The first step in finding a mental health professional is to identify which mental health services you are looking for. While we all provide mental health services, the types of services that psychiatrists, psychologists, and psychotherapists offer differ. A psychiatrist is a medical doctor who is licensed to diagnose, treat, and prescribe medications for psychological disorders. If you think that you might benefit from medication to help with your psychological distress, your family doctor would be the best person to turn to as they will either address and manage your concerns or refer you to a psychiatrist. A psychologist has obtained a doctorate degree and is licensed to assess, diagnose, and treat problems with cognitions, behaviours, and emotions. If you are looking to get a diagnosis or tested or a learning disability, for example, they may be the right professional for you. Psychotherapists hold a master’s degree and proper educational training to enable them to register with the College of Psychotherapists of Ontario. While psychiatrists and psychologists may also offer psychotherapy, psychotherapists can offer counselling to address “disorder of thought, cognition, mood, emotional regulation, perception or memory that may seriously impair the individual’s judgment, insight, behaviour, communication or social functioning” (CRPO).  
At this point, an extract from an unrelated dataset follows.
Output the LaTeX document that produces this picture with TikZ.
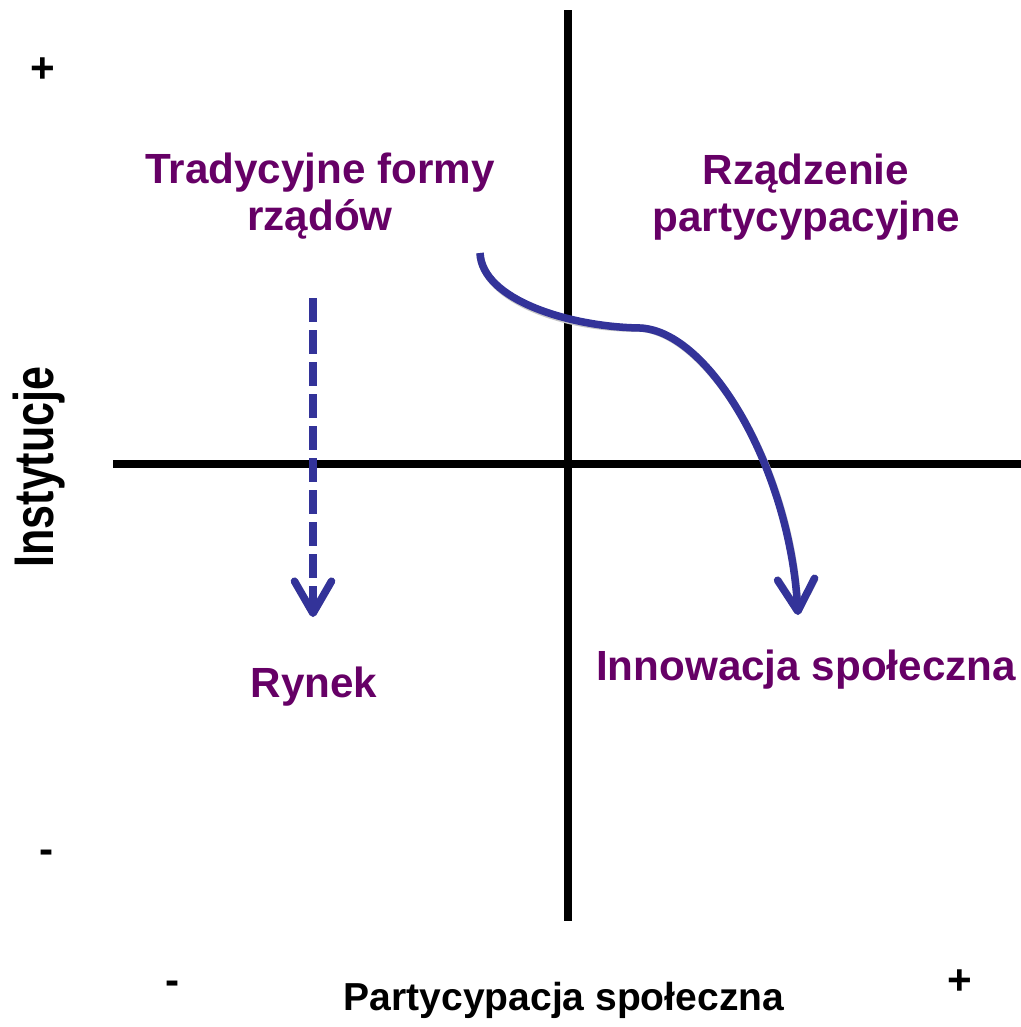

Once you have decided on which mental health professional is right for you, it is time to begin your search. When looking for a professional, it helps to keep your presenting problem at the forefront. While therapists are often trained to address a wide range of presenting problems, they often have areas of specialization. This means that they have taken extra training or received supervision in a specific area, and may be better equipped to address your concern. If you have gone to therapy in the past, reflecting on the aspects of what you liked and didn’t like about the therapy may help you narrow down your ideal therapist. For example, some might appreciate the structured, goal-oriented, and skill-based nature of CBT while others may appreciate how DBT helps you walk the middle ground in life by bringing together the wise mind, the emotional mind, and the reasonable mind. I encourage you to research the various treatment modalities used in counselling (e.g., narrative, solution-focused, strength-based, emotion-focused , acceptance, and commitment therapy). 

Before you get bogged down with all of the different forms of counselling, it is important to note that the type of therapy has been shown to only account for 15% of the overall effectiveness. The relationship that you have with your therapist accounts for 30% of the overall effectiveness and 15% comes down to whether or not you think therapy can help. 

 Given the impact that your relationship with your therapist has on achieving your goals, I encourage you to find someone who makes you feel safe, comfortable, heard, and understood. Do not just settle for just ok. Just like listening to a new song or dating a new person, it sometimes takes some time for you to settle into a groove and feel comfortable. However, if after the third session you still aren’t feeling it, I encourage you to look for another therapist who might be a better fit.  

Now that you have a better idea of what you are looking for, you can more confidently browse through Psychology Today and find your ideal therapist. Alternatively, if you are comfortable, you could ask family members or friends, your family doctor or religious figure, and of whom may also be good resources to help you find a professional in your area.